Senate Majority Leader Chuck Schumer (D-N.Y.), on Long Island Thursday, called on the U.S. Army Corps of Engineers to expedite work to protect beaches off Fire Island from future storms.
Schumer made the appeal on Overlook Beach in Babylon, with Babylon Supervisor Richard Schaffer and Islip Supervisor Angie Carpenter, hours after the remnants of Hurricane Ida flooded parts of Long Island and the metropolitan region.
"We need this agenda moved up quicker. We have to play catch-up with Mother Nature," Schumer said. "When you have, in two weeks, record amounts of rainfall to cause the amount of trouble and chaos, you know something is different and we need to help people."
The first phase of the Fire Island to Montauk Point Reformulation Study is planned to start in November with a $47 million federally funded project to dredge Fire Island Inlet, with sand restoration at Gilgo Beach and Robert Moses State Park to reduce erosion, maintain dunes and fortify beaches. Babylon has pledged $483,000 for 42,000 cubic yards of sand at Overlook Beach. The first phase is set to be completed in March.
Phase two of the project calls for opening contracts for dredging Moriches Inlet and Shinnecock Inlet in July, but Schumer said work needs to happen faster and ahead of next year’s hurricane season.
"Amidst the torrents of rain that hit Long Island from the past two hurricanes, one thing is clear, the project is needed to mitigate coastal storm risk," Schumer said, referring also to Henri, which pummeled Long Island as a tropical storm less than two weeks ago.

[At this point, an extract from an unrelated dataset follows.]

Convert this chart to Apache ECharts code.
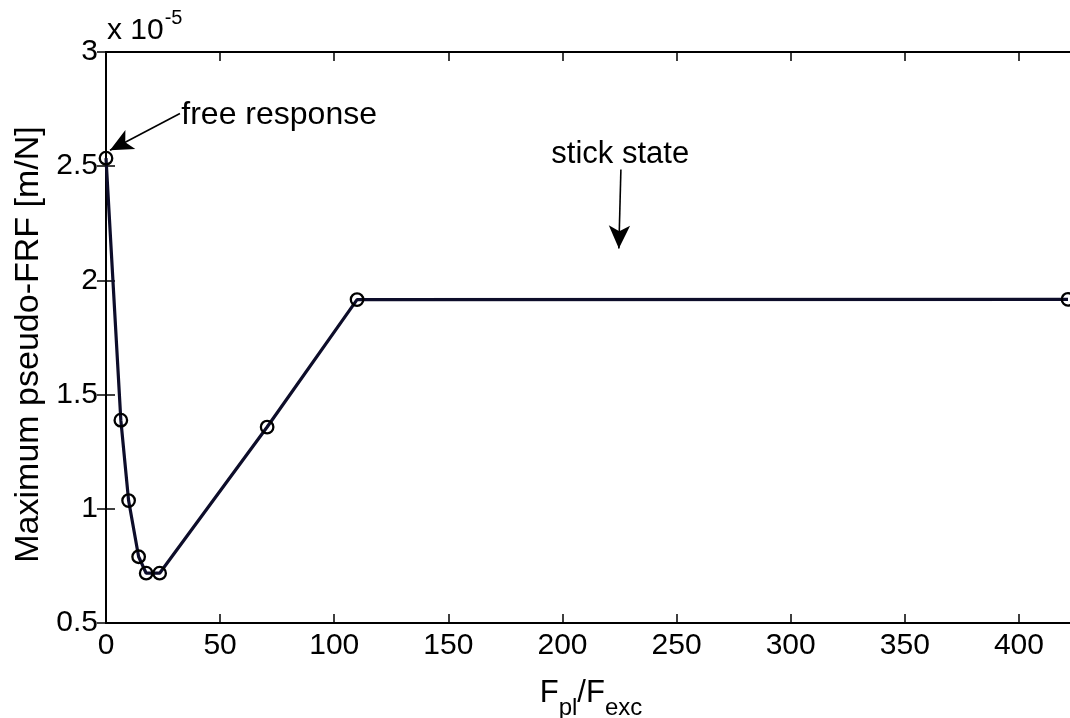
<!DOCTYPE html>
<html>
<head>
<meta charset="utf-8">
<script src="https://cdn.jsdelivr.net/npm/echarts@6/dist/echarts.min.js"></script>
<style>html,body{margin:0;padding:0;background:#fff;overflow:hidden;}#c{width:1070px;height:718px;}</style>
</head>
<body>
<div id="c"></div>
<script>
// Data (y values in units of 1e-5 m/N)
var forceRatio = [0, 6.5, 9.9, 14.3, 17.6, 23.5, 70.6, 110, 421.5];
var maxFRF     = [2.535, 1.388, 1.036, 0.790, 0.718, 0.718, 1.358, 1.916, 1.917];
var xTicks = [0, 50, 100, 150, 200, 250, 300, 350, 400];
var yTicks = [0.5, 1, 1.5, 2, 2.5, 3];
var annotFree  = {text: 'free response', textAt: [33, 2.725], from: [32.4, 2.731], to: [1.75, 2.570]};
var annotStick = {text: 'stick state', textAt: [225.3, 2.553], from: [225.6, 2.486], to: [224.7, 2.140]};

var FONT = 'Liberation Sans, Arial, Helvetica, sans-serif';
var FS = 30;
var chart = echarts.init(document.getElementById('c'), null, {renderer: 'canvas'});
var pts = forceRatio.map(function (x, i) { return [x, maxFRF[i]]; });

var axisCommon = {
  type: 'value',
  axisLine: {show: true, lineStyle: {color: '#000', width: 2}},
  axisTick: {show: true, inside: true, length: 9, lineStyle: {color: '#000', width: 1.5}},
  splitLine: {show: false}
};
var option = {
  animation: false,
  backgroundColor: '#fff',
  grid: {left: 106, top: 52, bottom: 95, width: 970, containLabel: false, outerBoundsMode: 'none'},
  xAxis: [
    Object.assign({}, axisCommon, {
      min: 0, max: 425, interval: 50, position: 'bottom',
      axisLabel: {show: true, color: '#000', fontFamily: FONT, fontSize: FS, margin: 8,
        formatter: function (v) { return xTicks.indexOf(v) >= 0 ? String(v) : ''; }},
      name: '{n|F}{s|pl}{n|/F}{s|exc}',
      nameLocation: 'middle', nameGap: 48,
      nameTextStyle: {rich: {
        n: {fontFamily: FONT, fontSize: 31, color: '#000', verticalAlign: 'bottom', lineHeight: 38},
        s: {fontFamily: FONT, fontSize: 24, color: '#000', verticalAlign: 'bottom', padding: [0, 0, -11, 0], lineHeight: 38}
      }}
    }),
    Object.assign({}, axisCommon, {
      min: 0, max: 425, interval: 50, position: 'top',
      axisLabel: {show: false}
    })
  ],
  yAxis: [
    Object.assign({}, axisCommon, {
      min: 0.5, max: 3, interval: 0.5, position: 'left',
      axisLabel: {show: true, color: '#000', fontFamily: FONT, fontSize: FS, margin: 8,
        formatter: function (v) { return yTicks.indexOf(v) >= 0 ? String(v) : ''; }},
      name: 'Maximum pseudo-FRF [m/N]',
      nameLocation: 'middle', nameGap: 60, nameRotate: 90,
      nameTextStyle: {fontFamily: FONT, fontSize: 34, color: '#000', padding: [0, 14, 0, 0]}
    }),
    Object.assign({}, axisCommon, {
      min: 0.5, max: 3, interval: 0.5, position: 'right',
      axisLabel: {show: false}
    })
  ],
  series: [{
    type: 'line',
    data: pts,
    xAxisIndex: 0, yAxisIndex: 0,
    symbol: 'circle', symbolSize: 12.5, showAllSymbol: true,
    itemStyle: {color: 'rgba(0,0,0,0)', borderColor: '#000', borderWidth: 2.3},
    lineStyle: {color: '#0d0d2a', width: 3.2},
    markLine: {
      silent: true, animation: false,
      symbol: ['none', 'arrow'], symbolSize: [16, 23],
      lineStyle: {color: '#000', width: 1.6, type: 'solid'},
      label: {show: false},
      data: [
        [{coord: annotFree.from}, {coord: annotFree.to}],
        [{coord: annotStick.from}, {coord: annotStick.to}]
      ]
    }
  }]
};
chart.setOption(option);

var pf = chart.convertToPixel({gridIndex: 0}, annotFree.textAt);
var ps = chart.convertToPixel({gridIndex: 0}, annotStick.textAt);
var gp = chart.convertToPixel({gridIndex: 0}, [0, 3]);
chart.setOption({
  graphic: [
    {type: 'text', x: pf[0], y: pf[1], silent: true,
     style: {text: annotFree.text, font: '32px ' + FONT, fill: '#000', align: 'left', verticalAlign: 'middle'}},
    {type: 'text', x: ps[0], y: ps[1], silent: true,
     style: {text: annotStick.text, font: '31px ' + FONT, fill: '#000', align: 'center', verticalAlign: 'middle'}},
    {type: 'text', x: gp[0] + 1, y: gp[1] - 6, silent: true,
     style: {text: '{a|x 10}{b|-5}', verticalAlign: 'bottom',
       rich: {a: {font: FS + 'px ' + FONT, fill: '#000', verticalAlign: 'bottom'},
              b: {font: '20px ' + FONT, fill: '#000', verticalAlign: 'bottom', padding: [0, 0, 18, 1]}}}}
  ]
});
</script>
</body>
</html>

Bids were opened in early August to dredge 83 miles of Long Island coastline, Reps. Lee Zeldin (R-Shirley) and Andrew Garbarino (R-Bayport) said, part of the project's first phase. The Illinois cutter dredge will arrive in November.
The second phase will pump sand and shoal from the navigation channel to the west, including adding sand to Smith Point County Park, Cupsogue County Beach and Ponquogue Beach.

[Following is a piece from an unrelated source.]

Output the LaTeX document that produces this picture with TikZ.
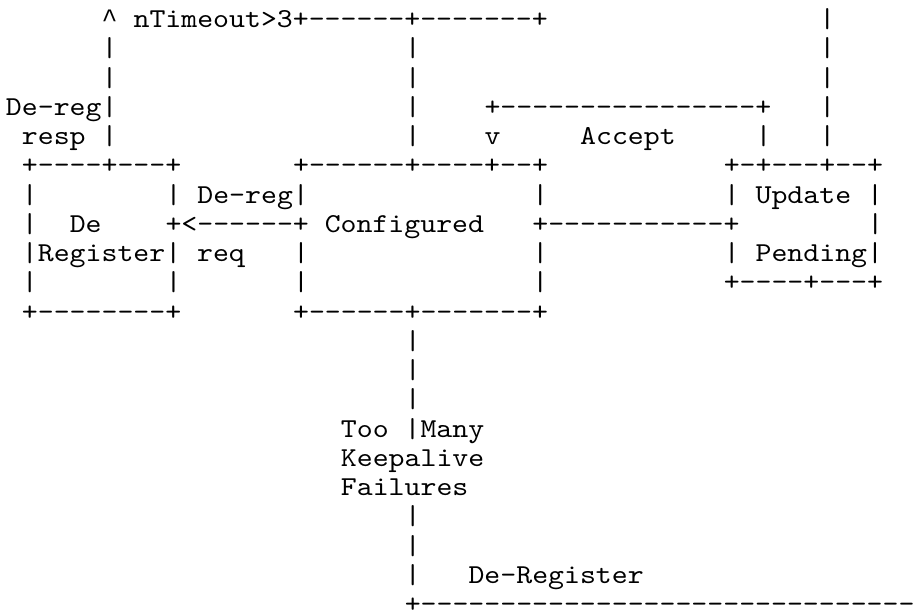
\documentclass[tikz,border=0pt]{standalone}
\usepackage{fontspec}
\setmonofont{lmmono10-regular.otf}[FakeStretch=1.11]
\newfontfamily\caretfont{Liberation Mono}
\tikzset{
  asc/.style={anchor=base west, inner sep=0pt, outer sep=0pt, text=black,
    font=\ttfamily\fontsize{20.5pt}{21pt}\selectfont},
  caret/.style={asc, font=\caretfont\fontsize{19.94pt}{20pt}\selectfont}
}
\newcommand\cell[4]{\node[asc] (#1) at ({6+#2*15.95},{27.5+(#3-1)*29.25}) {#4};}
\begin{document}
\begin{tikzpicture}[x=0.75pt,y=-0.75pt]
\fill[white] (0,0) rectangle (923,612);
\useasboundingbox (0,0) rectangle (923,612);
\clip (0,0) rectangle (923,612);
% line 1
\node[caret] (uparrow) at ({6+6*15.95},27.5) {\textasciicircum};
\cell{timeout}{8}{1}{nTimeout>3+------+-------+}
\cell{rbar1}{51}{1}{|}
% lines 2-3
\cell{lbar2}{6}{2}{|}
\cell{cbar2}{25}{2}{|}
\cell{rbar2}{51}{2}{|}
\cell{lbar3}{6}{3}{|}
\cell{cbar3}{25}{3}{|}
\cell{rbar3}{51}{3}{|}
% line 4
\cell{deregresp1}{0}{4}{De-reg|}
\cell{cbar4}{25}{4}{|}
\cell{acceptloop}{30}{4}{+----------------+}
\cell{rbar4}{51}{4}{|}
% line 5
\cell{deregresp2}{1}{5}{resp |}
\cell{cbar5}{25}{5}{|}
\cell{varrow}{30}{5}{v}
\cell{accept}{36}{5}{Accept}
\cell{abar5}{47}{5}{|}
\cell{rbar5}{51}{5}{|}
% line 6
\cell{dertop}{1}{6}{+----+---+}
\cell{conftop}{18}{6}{+------+----+--+}
\cell{updtop}{45}{6}{+-+---+--+}
% line 7
\cell{derl7}{1}{7}{|}
\cell{deregreq1}{10}{7}{| De-reg|}
\cell{confr7}{33}{7}{|}
\cell{update}{45}{7}{| Update |}
% line 8
\cell{derl8}{1}{8}{|}
\cell{derde}{4}{8}{De}
\cell{configured}{10}{8}{+<------+ Configured}
\cell{updlink}{33}{8}{+-----------+}
\cell{updr8}{54}{8}{|}
% line 9
\cell{register}{1}{9}{|Register| req}
\cell{confl9}{18}{9}{|}
\cell{confr9}{33}{9}{|}
\cell{pending}{45}{9}{| Pending|}
% line 10
\cell{derl10}{1}{10}{|}
\cell{derr10}{10}{10}{|}
\cell{confl10}{18}{10}{|}
\cell{confr10}{33}{10}{|}
\cell{updbot}{45}{10}{+----+---+}
% line 11
\cell{derbot}{1}{11}{+--------+}
\cell{confbot}{18}{11}{+------+-------+}
% lines 12-14
\cell{dbar12}{25}{12}{|}
\cell{dbar13}{25}{13}{|}
\cell{dbar14}{25}{14}{|}
% lines 15-17
\cell{toomany}{21}{15}{Too |Many}
\cell{keepalive}{21}{16}{Keepalive}
\cell{failures}{21}{17}{Failures}
% lines 18-21
\cell{dbar18}{25}{18}{|}
\cell{dbar19}{25}{19}{|}
\cell{dbar20}{25}{20}{|}
\cell{deregister}{29}{20}{De-Register}
\cell{bottomline}{25}{21}{+-------------------------------}
\end{tikzpicture}
\end{document}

That phase also will add coastal features to the bayside such as aquatic vegetation, and reduce the risk of flooding on the bay.

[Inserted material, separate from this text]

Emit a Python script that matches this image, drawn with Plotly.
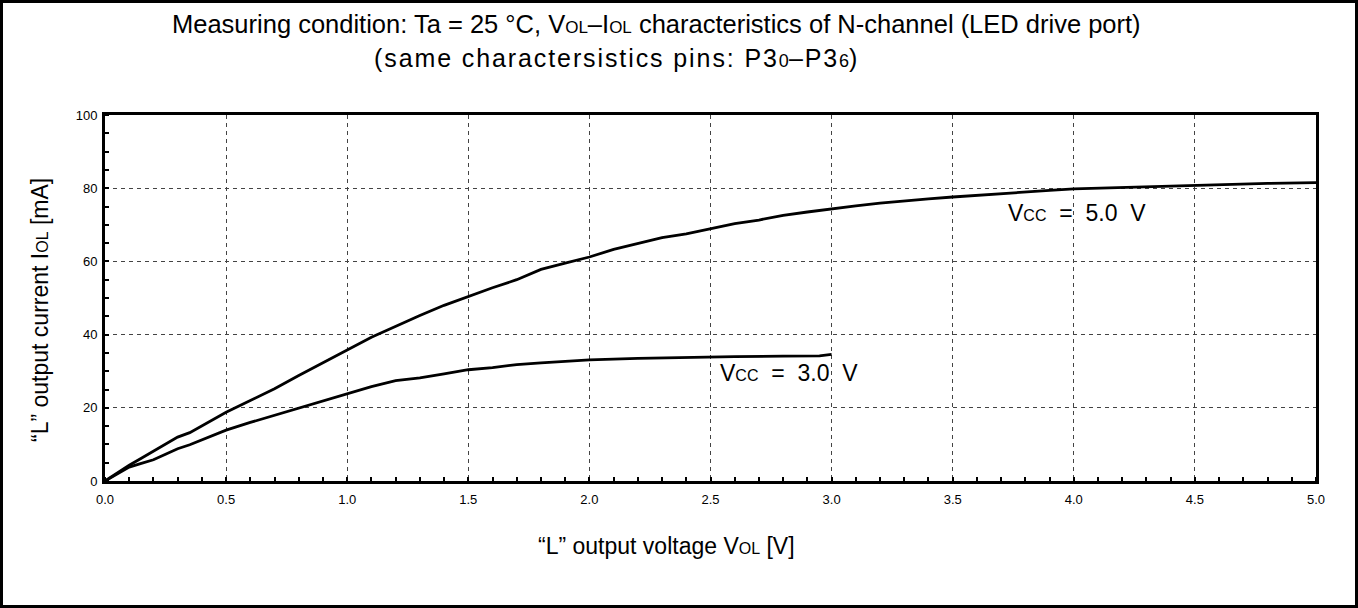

Construction on the second phase could start in the fall of 2022, but Schumer is pressuring the Army Corps to move up its work through the budget process and federal contracting.
"The hurricane threat is a light blinking red. The feds need to greenlight the fast track for phase two," Schumer said.
Carpenter and Schaffer said the dredging projects were 45 years in the making to protect Fire Island.
"We need to pay attention to the barrier [island], we have to protect the integrity of the barrier because it protects us," Carpenter said.
The project has a total of 11 phases that are fully federally funded for it to be completed. The project includes beach, dune and berm construction, as well as breach response plans on barrier islands, inlet management, groin and jetty modifications, and coastal features.
It was funded through the $60 million Superstorm Sandy relief bill.
Schumer said the new infrastructure bill will provide extra money for flood-resilient features to protect the region from future storms. He said the bill also reduces carbon emissions and greenhouse gases by 2030.
"Resilient means when there’s a big storm, they survive," Schumer said. "Climate change has been with us for a long time. If you need convincing, just look at the last two weeks' storms."